Indonesia dan negara Asia Tenggara terancam dikepung senjata nuklir. Ini dipicu oleh munculnya kemitraan baru di Indo-Pasifik, yang melibatkan Amerika Serikat (AS), Inggris dan Australia, disebut AUKUS.
AS dan Inggris akan membantu Canberra untuk memperoleh kapal selam bertenaga nuklir. Ini akan memungkinkan angkatan laut Australia untuk melawan sejumlah negara yang dianggap ‘musuh’ di kawasan Asia Pasifik seperti China.
“Ini akan memberi Australia kemampuan kapal selam mereka untuk dikerahkan untuk waktu yang lebih lama, lebih tenang, lebih mampu, memungkinkan kita untuk mempertahankan dan meningkatkan pencegahan di seluruh Indo-Pasifik,” kata seorang pejabat senior administrasi AS dikutip CNBC Internasional pekan lalu.
“Apa yang kami lihat di kawasan Indo-Pasifik adalah serangkaian keadaan untuk menjadi lebih mumpuni. Ini memungkinkan Australia untuk bermain di level yang jauh lebih tinggi, dan untuk meningkatkan kemampuan Amerika.”

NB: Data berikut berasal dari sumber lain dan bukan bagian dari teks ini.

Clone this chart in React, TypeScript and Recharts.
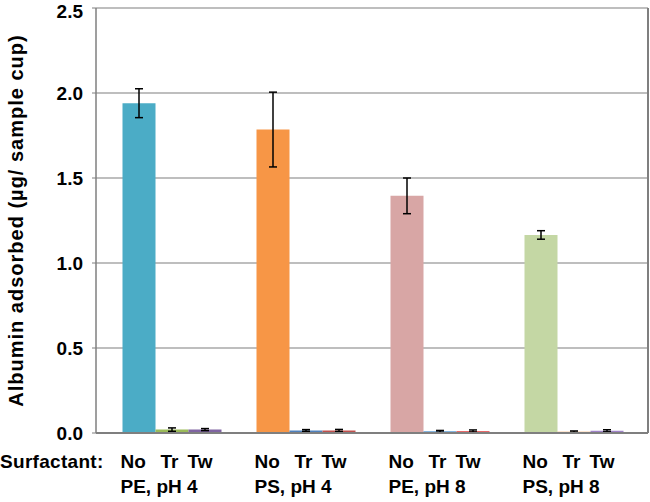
import React from 'react';
import {
  BarChart,
  Bar,
  XAxis,
  YAxis,
  CartesianGrid,
  ErrorBar,
  Cell,
  Label,
} from 'recharts';

const groups = ['PE, pH 4', 'PS, pH 4', 'PE, pH 8', 'PS, pH 8'];
const surfactants = ['No', 'Tr', 'Tw'];

const noValues = [1.94, 1.785, 1.395, 1.165];
const noErrors = [0.085, 0.22, 0.105, 0.025];
const trValues = [0.02, 0.015, 0.01, 0.008];
const trErrors = [0.01, 0.005, 0.005, 0.004];
const twValues = [0.02, 0.015, 0.012, 0.013];
const twErrors = [0.006, 0.006, 0.006, 0.006];

const noColors = ['#4bacc6', '#f79646', '#d8a6a5', '#c4d7a4'];
const trColors = ['#9bbb59', '#4f81bd', '#5b9bd5', '#f79646'];
const twColors = ['#8064a2', '#c0504d', '#e8696a', '#a083c9'];

const yTicks = [0, 0.5, 1.0, 1.5, 2.0, 2.5];

const data = groups.map((g, i) => ({
  group: g,
  No: noValues[i],
  noErr: noErrors[i],
  Tr: trValues[i],
  trErr: trErrors[i],
  Tw: twValues[i],
  twErr: twErrors[i],
}));

const FONT = '"Liberation Sans", Arial, Helvetica, sans-serif';

const GroupTick = (props: any) => {
  const { x, y, payload, index } = props;
  const s = x - 51;
  return (
    <g fontFamily={FONT} fontWeight="bold" fontSize={19} fill="#000">
      {index === 0 && (
        <text x={0} y={y + 35} textAnchor="start" letterSpacing={0.3}>
          Surfactant:
        </text>
      )}
      <text x={s} y={y + 35} textAnchor="start">{surfactants[0]}</text>
      <text x={s + 40} y={y + 35} textAnchor="start">{surfactants[1]}</text>
      <text x={s + 67} y={y + 35} textAnchor="start">{surfactants[2]}</text>
      <text x={s} y={y + 60} textAnchor="start">{payload.value}</text>
    </g>
  );
};

const App: React.FC = () => {
  return (
    <div style={{ position: 'absolute', left: 0, top: 0, width: 650, height: 502 }}>
      <BarChart
        width={650}
        height={502}
        data={data}
        margin={{ top: 8, right: 0, left: 0, bottom: 0 }}
        barGap={0}
        barSize={33}
      >
        <CartesianGrid vertical={false} stroke="#a8a8a8" strokeWidth={1.5} />
        <XAxis
          dataKey="group"
          height={69}
          padding={{ left: 8.5, right: 7.5 }}
          tickLine={false}
          tickSize={0}
          tickMargin={0}
          axisLine={{ stroke: '#7f7f7f', strokeWidth: 2 }}
          tick={<GroupTick />}
          interval={0}
        />
        <XAxis xAxisId="top" orientation="top" dataKey="group" height={0} tick={false} tickLine={false}
          axisLine={{ stroke: '#7f7f7f', strokeWidth: 2 }} />
        <YAxis
          width={96}
          domain={[0, 2.5]}
          ticks={yTicks}
          tickSize={4}
          tickMargin={9}
          tickFormatter={(v: number) => v.toFixed(1)}
          tick={{ fill: '#000', fontSize: 19, fontWeight: 'bold', fontFamily: FONT }}
          tickLine={{ stroke: '#7f7f7f' }}
          axisLine={{ stroke: '#7f7f7f', strokeWidth: 1.5 }}
        >
          <Label
            content={(p: any) => {
              const vb = p.viewBox;
              const cy = vb.y + vb.height / 2;
              return (
                <text
                  x={23}
                  y={cy}
                  transform={`rotate(-90, 23, ${cy})`}
                  textAnchor="middle"
                  fontFamily={FONT}
                  fontWeight="bold"
                  fontSize={20}
                  letterSpacing={1}
                  fill="#000"
                >
                  Albumin adsorbed (µg/ sample cup)
                </text>
              );
            }}
          />
        </YAxis>
        <YAxis yAxisId="right" orientation="right" width={2} domain={[0, 2.5]} tick={false} tickLine={false}
          axisLine={{ stroke: '#7f7f7f', strokeWidth: 2 }} />
        <Bar dataKey="No" isAnimationActive={false}>
          {data.map((d, i) => (
            <Cell key={d.group} fill={noColors[i]} />
          ))}
          <ErrorBar dataKey="noErr" width={4} stroke="#000" strokeWidth={1.5} />
        </Bar>
        <Bar dataKey="Tr" isAnimationActive={false}>
          {data.map((d, i) => (
            <Cell key={d.group} fill={trColors[i]} />
          ))}
          <ErrorBar dataKey="trErr" width={4} stroke="#000" strokeWidth={1.5} />
        </Bar>
        <Bar dataKey="Tw" isAnimationActive={false}>
          {data.map((d, i) => (
            <Cell key={d.group} fill={twColors[i]} />
          ))}
          <ErrorBar dataKey="twErr" width={4} stroke="#000" strokeWidth={1.5} />
        </Bar>
      </BarChart>
    </div>
  );
};

export default App;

Perlu diketahui, AUKUS memang dibentuk di tengah meningkatnya pengaruh dan ancaman China pada kawasan Asia Pasifik. Menurut Institut Penelitian Perdamaian Internasional Stockholm, China sendiri juga diketahui memiliki 350 unit senjata nuklir, ketiga terbanyak setelah AS dan Rusia.
Hal ini membuat sejumlah negara Asia khawatir. Indonesia dan Malaysia adalah yang kompak meneriakkan kekhawatiran ini mengingat Asia Tenggara adalah area bebas senkata nuklir (SEANWFZ) sejak 1971.
“Indonesia sangat prihatin atas terus berlanjutnya perlombaan senjata dan proyeksi kekuatan militer di kawasan,” kicau Kemlu melalui akun Twitter @Kemlu_RI.
“Indonesia mendorong Australia dan pihak-pihak terkait lainnya untuk terus mengedepankan dialog dalam menyelesaikan perbedaan secara damai. Dalam kaitan ini, Indonesia menekankan pentingnya penghormatan terhadap hukum internasional termasuk UNCLOS 1982 dalam menjaga perdamaian dan keamanan di kawasan.”
Malaysia sendiri melihat AUKUS bisa menstimulus tindakan lebih agresif dari negara-negara yang berseteru. Terutama di kawasan Laut China Selatan (LCS) yang memang sudah mengalami ketegangan saat ini.
Sebagaimana diketahui LCS jadi titik panas sejumlah negara kala China mengklaim 90% wilayah itu dengan “sembilan garis putus-putus”. Ini membuat China bersitegang dengan Vietnam, Filipina, Malaysia termasuk RI di Natuna Utara.
AS kemudian masuk ke persoalan ini dengan alasan “kebebasan navigasi”. AS kerap wara-wiri dengan kapal perang di sejumlah negara sekutu, seperti Filipina.
AS juga gencar ‘merayu’ sejumlah negara untuk bersama-sama menghalau China. Wakil Presiden AS, Kamala Harris bulan lalu sempat mendatangi Singapura dan Vietnam untuk hal serupa.
“Ini akan memprovokasi kekuatan lain untuk juga bertindak lebih agresif di kawasan itu, terutama di LCS,” kata Kantor Perdana Menteri Malaysia dalam sebuah pernyataan, dilansir dari Reuters.
“Sebagai negara di ASEAN, Malaysia memegang prinsip menjaga ASEAN sebagai Zona Damai, Kebebasan, dan Netralitas (ZOFPAN).”